PFPS 26 – 27 January 2010, Geneva

PFPS Meeting Summary

Summary of Patients for Patient Safety (PFPS) Strategic meeting held 26 – 27 January 2010, Geneva, attended by the PFPS steering group, 11 PFPS Champions and a number of others including secretariat staff.

The main purpose of the meeting was to give participants an opportunity to share their experience so far as champions, including the challenges and regional priorities, and to have open discussion on future strategies for the PFPS programme.

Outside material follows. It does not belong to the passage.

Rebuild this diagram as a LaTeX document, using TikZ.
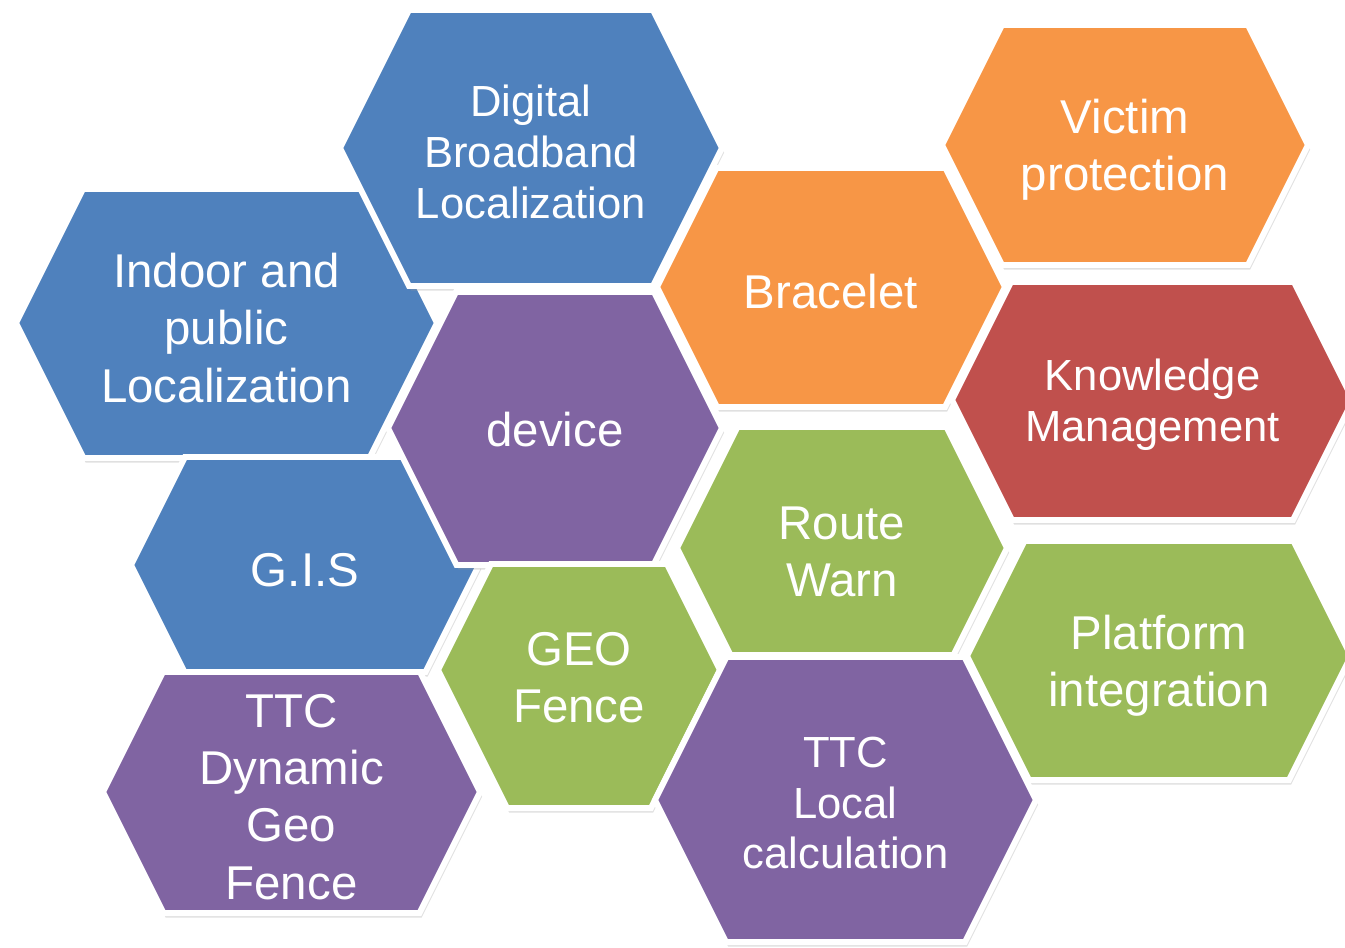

Participants also discussed preliminary findings of the recent PFPS Impact Analysis, and heard presentations on some of the latest Patient Safety Programme initiatives and specifically on how PFPS could become more involved in these areas.

In the welcoming speech Susan Sheridan, PFPS Expert Lead, shared with the group that since the first PFPS workshop in November 2005 in which 19 participants produced the London Declaration, there had been 15 workshops in 11 countries involving over 600 individuals and thousands had been touched through the various networks of champions.

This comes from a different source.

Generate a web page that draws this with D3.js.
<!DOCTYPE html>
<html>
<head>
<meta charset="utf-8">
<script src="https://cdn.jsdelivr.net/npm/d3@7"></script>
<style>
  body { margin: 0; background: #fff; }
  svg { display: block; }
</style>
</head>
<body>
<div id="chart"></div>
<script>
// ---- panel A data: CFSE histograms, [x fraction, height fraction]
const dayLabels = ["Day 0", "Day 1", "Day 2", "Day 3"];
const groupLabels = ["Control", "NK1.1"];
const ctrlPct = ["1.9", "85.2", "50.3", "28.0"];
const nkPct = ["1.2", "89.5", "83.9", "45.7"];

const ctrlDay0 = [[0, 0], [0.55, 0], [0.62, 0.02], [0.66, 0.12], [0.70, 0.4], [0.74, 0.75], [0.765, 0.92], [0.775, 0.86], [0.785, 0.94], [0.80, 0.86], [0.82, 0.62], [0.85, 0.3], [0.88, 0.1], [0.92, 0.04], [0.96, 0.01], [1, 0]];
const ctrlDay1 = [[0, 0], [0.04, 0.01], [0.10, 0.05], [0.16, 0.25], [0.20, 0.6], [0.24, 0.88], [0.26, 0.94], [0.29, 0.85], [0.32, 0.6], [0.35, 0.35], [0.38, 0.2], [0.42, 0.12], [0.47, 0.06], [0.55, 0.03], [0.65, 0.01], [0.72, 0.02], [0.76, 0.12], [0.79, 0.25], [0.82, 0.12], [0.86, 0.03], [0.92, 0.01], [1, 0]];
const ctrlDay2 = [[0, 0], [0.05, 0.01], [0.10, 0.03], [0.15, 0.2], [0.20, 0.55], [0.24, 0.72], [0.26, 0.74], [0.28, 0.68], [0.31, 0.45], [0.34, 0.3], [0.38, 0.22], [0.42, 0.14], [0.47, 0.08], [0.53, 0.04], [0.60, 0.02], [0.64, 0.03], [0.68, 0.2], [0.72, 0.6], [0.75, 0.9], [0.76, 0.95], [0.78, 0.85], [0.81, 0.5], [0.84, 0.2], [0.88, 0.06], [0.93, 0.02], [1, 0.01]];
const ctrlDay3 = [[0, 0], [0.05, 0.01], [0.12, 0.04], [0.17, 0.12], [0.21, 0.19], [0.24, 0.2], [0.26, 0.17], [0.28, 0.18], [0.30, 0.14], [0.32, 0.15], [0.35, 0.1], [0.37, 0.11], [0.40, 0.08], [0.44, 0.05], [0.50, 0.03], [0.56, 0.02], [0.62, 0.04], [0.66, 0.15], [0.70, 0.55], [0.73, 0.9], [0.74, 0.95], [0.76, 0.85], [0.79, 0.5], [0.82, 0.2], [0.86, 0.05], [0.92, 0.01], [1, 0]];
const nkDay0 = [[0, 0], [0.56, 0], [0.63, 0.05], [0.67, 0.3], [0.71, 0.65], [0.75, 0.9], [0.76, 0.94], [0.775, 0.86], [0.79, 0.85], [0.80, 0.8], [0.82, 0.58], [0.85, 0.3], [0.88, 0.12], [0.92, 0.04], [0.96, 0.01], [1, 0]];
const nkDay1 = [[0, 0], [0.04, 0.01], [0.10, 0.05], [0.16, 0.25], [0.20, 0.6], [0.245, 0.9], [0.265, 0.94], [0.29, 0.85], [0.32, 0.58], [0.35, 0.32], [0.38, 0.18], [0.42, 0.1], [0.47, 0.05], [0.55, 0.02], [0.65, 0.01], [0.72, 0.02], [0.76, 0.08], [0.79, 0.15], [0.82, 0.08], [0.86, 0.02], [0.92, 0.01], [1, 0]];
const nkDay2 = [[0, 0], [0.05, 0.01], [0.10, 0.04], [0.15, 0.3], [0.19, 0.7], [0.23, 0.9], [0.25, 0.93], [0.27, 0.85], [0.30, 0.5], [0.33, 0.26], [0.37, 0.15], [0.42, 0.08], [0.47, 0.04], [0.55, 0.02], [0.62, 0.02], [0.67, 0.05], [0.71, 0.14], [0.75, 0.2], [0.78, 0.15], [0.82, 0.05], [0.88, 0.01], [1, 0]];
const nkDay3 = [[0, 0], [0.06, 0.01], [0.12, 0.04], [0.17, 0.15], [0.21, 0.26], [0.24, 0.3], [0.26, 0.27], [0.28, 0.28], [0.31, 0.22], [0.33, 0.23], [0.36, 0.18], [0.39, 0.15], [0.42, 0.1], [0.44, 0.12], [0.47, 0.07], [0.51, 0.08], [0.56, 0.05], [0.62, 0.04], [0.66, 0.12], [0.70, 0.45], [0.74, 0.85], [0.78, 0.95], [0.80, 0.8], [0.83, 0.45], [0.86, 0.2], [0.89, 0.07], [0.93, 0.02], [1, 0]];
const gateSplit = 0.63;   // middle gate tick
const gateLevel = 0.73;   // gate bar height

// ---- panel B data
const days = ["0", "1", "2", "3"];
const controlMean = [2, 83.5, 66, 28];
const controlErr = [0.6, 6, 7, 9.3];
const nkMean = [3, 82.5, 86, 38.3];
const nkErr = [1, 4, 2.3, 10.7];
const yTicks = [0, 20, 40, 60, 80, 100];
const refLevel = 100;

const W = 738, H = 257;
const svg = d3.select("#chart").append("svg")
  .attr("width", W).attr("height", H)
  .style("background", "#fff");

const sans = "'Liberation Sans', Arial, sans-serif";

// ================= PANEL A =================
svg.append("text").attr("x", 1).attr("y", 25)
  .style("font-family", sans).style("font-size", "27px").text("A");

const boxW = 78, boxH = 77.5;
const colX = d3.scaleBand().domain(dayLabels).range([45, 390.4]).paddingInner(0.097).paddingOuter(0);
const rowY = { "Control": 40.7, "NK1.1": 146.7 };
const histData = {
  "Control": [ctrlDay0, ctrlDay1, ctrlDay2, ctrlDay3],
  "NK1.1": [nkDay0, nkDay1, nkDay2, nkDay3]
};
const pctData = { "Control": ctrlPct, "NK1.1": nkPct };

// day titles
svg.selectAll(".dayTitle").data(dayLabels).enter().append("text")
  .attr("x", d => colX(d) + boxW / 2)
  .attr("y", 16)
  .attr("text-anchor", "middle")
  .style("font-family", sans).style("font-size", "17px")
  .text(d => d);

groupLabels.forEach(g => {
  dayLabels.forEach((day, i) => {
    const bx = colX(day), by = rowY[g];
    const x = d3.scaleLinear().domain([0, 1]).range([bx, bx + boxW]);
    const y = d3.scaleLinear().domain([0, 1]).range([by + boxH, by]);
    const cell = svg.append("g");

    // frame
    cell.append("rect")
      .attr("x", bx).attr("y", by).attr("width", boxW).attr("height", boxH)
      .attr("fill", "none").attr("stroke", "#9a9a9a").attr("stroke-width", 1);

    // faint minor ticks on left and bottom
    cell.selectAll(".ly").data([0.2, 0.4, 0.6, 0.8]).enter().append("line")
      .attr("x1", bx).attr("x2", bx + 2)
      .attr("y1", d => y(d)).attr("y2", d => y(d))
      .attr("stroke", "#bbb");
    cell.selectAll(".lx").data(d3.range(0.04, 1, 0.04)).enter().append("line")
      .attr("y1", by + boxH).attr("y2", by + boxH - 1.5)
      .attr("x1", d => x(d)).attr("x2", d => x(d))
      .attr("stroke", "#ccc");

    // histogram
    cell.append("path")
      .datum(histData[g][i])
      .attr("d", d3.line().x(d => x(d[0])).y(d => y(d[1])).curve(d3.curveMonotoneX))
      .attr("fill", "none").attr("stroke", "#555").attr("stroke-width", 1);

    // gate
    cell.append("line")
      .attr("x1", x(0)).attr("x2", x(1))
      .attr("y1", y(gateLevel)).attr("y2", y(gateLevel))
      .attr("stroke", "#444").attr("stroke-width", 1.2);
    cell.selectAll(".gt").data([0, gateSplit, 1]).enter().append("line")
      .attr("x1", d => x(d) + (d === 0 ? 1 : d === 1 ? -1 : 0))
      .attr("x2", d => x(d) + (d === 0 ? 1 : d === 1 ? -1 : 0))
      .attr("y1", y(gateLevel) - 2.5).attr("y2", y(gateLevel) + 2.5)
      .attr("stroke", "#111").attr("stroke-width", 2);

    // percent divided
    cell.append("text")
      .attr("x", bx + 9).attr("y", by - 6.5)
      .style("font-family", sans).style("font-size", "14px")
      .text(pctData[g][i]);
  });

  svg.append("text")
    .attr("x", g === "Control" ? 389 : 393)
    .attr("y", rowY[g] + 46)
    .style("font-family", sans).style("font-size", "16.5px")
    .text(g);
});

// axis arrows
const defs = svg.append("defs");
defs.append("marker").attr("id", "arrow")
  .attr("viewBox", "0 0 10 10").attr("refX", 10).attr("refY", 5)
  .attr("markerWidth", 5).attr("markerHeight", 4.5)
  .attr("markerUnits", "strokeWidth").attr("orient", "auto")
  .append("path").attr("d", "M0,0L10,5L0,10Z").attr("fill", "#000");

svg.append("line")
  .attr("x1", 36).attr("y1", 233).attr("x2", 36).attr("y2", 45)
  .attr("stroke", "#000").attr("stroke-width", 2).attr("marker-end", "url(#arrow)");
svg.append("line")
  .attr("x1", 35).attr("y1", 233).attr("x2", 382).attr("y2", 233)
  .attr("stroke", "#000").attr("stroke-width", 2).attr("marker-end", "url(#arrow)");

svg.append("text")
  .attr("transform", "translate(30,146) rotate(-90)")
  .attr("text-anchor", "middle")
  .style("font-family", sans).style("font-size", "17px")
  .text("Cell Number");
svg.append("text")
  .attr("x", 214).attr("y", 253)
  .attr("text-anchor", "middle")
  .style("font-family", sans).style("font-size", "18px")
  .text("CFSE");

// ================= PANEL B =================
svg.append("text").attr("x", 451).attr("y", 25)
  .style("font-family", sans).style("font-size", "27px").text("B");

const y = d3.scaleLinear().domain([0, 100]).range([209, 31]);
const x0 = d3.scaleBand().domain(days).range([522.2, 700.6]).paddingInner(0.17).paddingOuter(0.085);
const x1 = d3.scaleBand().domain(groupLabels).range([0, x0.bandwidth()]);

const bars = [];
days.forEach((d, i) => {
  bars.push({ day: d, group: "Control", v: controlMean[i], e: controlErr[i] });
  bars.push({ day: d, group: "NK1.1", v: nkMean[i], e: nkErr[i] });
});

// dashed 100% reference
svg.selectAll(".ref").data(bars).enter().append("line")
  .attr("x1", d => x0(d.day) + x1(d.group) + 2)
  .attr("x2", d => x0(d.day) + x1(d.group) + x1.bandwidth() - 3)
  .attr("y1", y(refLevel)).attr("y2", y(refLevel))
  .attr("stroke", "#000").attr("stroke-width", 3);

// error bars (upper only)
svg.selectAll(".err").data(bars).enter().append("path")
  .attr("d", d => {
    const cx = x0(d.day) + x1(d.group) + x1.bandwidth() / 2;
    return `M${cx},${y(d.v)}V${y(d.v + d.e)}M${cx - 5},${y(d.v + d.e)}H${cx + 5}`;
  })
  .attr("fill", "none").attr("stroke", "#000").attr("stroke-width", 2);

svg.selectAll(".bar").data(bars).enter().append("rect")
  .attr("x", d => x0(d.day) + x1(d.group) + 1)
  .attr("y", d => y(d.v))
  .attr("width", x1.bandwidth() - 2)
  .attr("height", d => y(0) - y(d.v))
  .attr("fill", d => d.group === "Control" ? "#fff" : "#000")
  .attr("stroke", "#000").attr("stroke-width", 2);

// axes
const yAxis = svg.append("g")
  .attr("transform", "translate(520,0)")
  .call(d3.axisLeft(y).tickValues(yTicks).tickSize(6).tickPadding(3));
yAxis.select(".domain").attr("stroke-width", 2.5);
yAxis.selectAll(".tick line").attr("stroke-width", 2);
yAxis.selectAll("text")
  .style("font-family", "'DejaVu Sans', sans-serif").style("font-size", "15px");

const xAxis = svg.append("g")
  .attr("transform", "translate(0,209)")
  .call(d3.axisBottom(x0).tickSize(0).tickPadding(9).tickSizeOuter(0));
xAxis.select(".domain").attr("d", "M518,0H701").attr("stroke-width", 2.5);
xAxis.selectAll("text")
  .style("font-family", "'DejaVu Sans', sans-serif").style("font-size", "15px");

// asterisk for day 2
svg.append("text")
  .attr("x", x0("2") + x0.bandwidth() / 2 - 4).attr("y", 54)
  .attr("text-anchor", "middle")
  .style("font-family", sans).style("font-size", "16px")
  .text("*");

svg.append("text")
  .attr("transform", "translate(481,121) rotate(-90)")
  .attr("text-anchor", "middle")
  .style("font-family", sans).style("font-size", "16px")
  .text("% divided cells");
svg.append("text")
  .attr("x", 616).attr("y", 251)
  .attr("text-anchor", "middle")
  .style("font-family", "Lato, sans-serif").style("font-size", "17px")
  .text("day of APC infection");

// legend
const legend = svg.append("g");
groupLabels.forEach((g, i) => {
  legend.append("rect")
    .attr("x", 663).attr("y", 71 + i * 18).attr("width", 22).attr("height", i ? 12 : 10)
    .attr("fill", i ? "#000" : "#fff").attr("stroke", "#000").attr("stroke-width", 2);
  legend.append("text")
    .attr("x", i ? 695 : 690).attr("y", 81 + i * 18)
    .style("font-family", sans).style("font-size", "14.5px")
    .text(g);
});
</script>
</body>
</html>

The Patient Safety Programme (PSP) Coordinator, Ed Kelley, provided an overview of the way PSP has evolved organically since the original World Health Assembly resolution in 2002 to improve quality of care, and is currently going through a restructuring process, so the outcomes from the meeting can help to inform that process.

The presentations from the regions highlighted the variety of activity that has already taken place, including training courses for patients and healthcare workers, journal articles, media campaigns, expanding patients’ organizations and developing patient information materials. Common challenges included a lack of support and guidance from PFPS, low level of political commitment and understanding of patient safety in many countries, capacity of healthcare systems and funding, but differences between countries were recognised and participants expressed a need for regional strategies that integrate with WHO objectives as well as a programme wide plan. Awareness raising, patient education, networking and information exchange and creating partnerships were the main priorities, with many specifically interested in research, incident reporting and further promoting the global challenges.

Preliminary findings from the impact analysis mirrored the level of champion activity expressed by the meeting participants and indicated that most champions valued the association with WHO and being part of a wider network. Many called for increased opportunities for interaction with other champions and involvement with the other PSP programme areas, along with the need for practical tools and more support from PFPS to help them in their advocacy work.

The presentations from PSP programme leads highlighted opportunities for champion involvement, specifically in the save lives clean hands campaign, development of mother / baby tool, APPS in AFRO, reporting and learning programme and also the opportunity of an introduction to WHO regional and country offices. There was also interest in the research and safe surgery programmes and PFPS will look further at potential involvement in these areas.

The discussions and suggestions from the regional presentations, along with findings from the impact analysis and opportunities from other PSP initiatives will all feed into the creation of a strategic plan and operational priorities for PFPS.